* [EXERCISE PROMPT]: Output each line of the material exactly as it stands.

* [COLLECTED DATA]:
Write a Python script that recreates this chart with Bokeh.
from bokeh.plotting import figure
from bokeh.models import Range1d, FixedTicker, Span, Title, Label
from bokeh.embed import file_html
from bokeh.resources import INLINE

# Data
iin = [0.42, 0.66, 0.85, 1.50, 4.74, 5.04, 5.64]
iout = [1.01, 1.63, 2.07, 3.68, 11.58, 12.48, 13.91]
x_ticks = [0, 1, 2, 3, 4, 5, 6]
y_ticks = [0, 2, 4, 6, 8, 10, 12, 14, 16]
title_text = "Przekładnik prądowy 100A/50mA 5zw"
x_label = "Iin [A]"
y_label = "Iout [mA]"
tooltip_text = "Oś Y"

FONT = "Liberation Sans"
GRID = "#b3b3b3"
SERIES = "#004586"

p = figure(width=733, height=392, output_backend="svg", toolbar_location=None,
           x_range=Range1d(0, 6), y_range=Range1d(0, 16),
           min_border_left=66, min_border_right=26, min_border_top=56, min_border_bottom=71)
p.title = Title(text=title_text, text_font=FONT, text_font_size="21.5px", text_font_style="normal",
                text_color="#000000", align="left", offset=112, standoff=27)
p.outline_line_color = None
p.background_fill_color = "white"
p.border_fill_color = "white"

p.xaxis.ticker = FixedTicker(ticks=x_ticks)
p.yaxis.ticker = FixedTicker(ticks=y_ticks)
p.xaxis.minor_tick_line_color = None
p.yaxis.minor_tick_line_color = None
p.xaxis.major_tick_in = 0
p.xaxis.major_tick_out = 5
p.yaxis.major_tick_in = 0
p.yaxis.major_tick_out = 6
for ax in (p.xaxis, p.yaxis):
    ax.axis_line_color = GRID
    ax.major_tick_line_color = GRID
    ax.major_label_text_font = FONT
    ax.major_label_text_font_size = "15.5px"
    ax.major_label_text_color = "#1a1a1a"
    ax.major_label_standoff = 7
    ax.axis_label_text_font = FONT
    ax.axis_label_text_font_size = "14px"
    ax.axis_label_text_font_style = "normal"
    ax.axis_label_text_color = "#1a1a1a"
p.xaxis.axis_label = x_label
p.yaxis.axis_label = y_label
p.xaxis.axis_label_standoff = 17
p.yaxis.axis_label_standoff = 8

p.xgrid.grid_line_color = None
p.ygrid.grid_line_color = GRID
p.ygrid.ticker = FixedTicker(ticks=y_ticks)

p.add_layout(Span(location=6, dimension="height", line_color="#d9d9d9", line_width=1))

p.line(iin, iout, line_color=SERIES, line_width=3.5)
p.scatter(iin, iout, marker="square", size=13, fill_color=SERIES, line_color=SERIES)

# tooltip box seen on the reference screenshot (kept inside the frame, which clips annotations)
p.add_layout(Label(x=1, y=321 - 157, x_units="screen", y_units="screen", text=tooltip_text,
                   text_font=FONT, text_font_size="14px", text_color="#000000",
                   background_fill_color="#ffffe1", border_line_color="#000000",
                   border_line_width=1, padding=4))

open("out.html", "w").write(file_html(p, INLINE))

* [WRITTEN ANSWER]:
Write a Python script that recreates this chart with Bokeh.
from bokeh.plotting import figure
from bokeh.models import Range1d, FixedTicker, Span, Title, Label
from bokeh.embed import file_html
from bokeh.resources import INLINE

# Data
iin = [0.42, 0.66, 0.85, 1.50, 4.74, 5.04, 5.64]
iout = [1.01, 1.63, 2.07, 3.68, 11.58, 12.48, 13.91]
x_ticks = [0, 1, 2, 3, 4, 5, 6]
y_ticks = [0, 2, 4, 6, 8, 10, 12, 14, 16]
title_text = "Przekładnik prądowy 100A/50mA 5zw"
x_label = "Iin [A]"
y_label = "Iout [mA]"
tooltip_text = "Oś Y"

FONT = "Liberation Sans"
GRID = "#b3b3b3"
SERIES = "#004586"

p = figure(width=733, height=392, output_backend="svg", toolbar_location=None,
           x_range=Range1d(0, 6), y_range=Range1d(0, 16),
           min_border_left=66, min_border_right=26, min_border_top=56, min_border_bottom=71)
p.title = Title(text=title_text, text_font=FONT, text_font_size="21.5px", text_font_style="normal",
                text_color="#000000", align="left", offset=112, standoff=27)
p.outline_line_color = None
p.background_fill_color = "white"
p.border_fill_color = "white"

p.xaxis.ticker = FixedTicker(ticks=x_ticks)
p.yaxis.ticker = FixedTicker(ticks=y_ticks)
p.xaxis.minor_tick_line_color = None
p.yaxis.minor_tick_line_color = None
p.xaxis.major_tick_in = 0
p.xaxis.major_tick_out = 5
p.yaxis.major_tick_in = 0
p.yaxis.major_tick_out = 6
for ax in (p.xaxis, p.yaxis):
    ax.axis_line_color = GRID
    ax.major_tick_line_color = GRID
    ax.major_label_text_font = FONT
    ax.major_label_text_font_size = "15.5px"
    ax.major_label_text_color = "#1a1a1a"
    ax.major_label_standoff = 7
    ax.axis_label_text_font = FONT
    ax.axis_label_text_font_size = "14px"
    ax.axis_label_text_font_style = "normal"
    ax.axis_label_text_color = "#1a1a1a"
p.xaxis.axis_label = x_label
p.yaxis.axis_label = y_label
p.xaxis.axis_label_standoff = 17
p.yaxis.axis_label_standoff = 8

p.xgrid.grid_line_color = None
p.ygrid.grid_line_color = GRID
p.ygrid.ticker = FixedTicker(ticks=y_ticks)

p.add_layout(Span(location=6, dimension="height", line_color="#d9d9d9", line_width=1))

p.line(iin, iout, line_color=SERIES, line_width=3.5)
p.scatter(iin, iout, marker="square", size=13, fill_color=SERIES, line_color=SERIES)

# tooltip box seen on the reference screenshot (kept inside the frame, which clips annotations)
p.add_layout(Label(x=1, y=321 - 157, x_units="screen", y_units="screen", text=tooltip_text,
                   text_font=FONT, text_font_size="14px", text_color="#000000",
                   background_fill_color="#ffffe1", border_line_color="#000000",
                   border_line_width=1, padding=4))

open("out.html", "w").write(file_html(p, INLINE))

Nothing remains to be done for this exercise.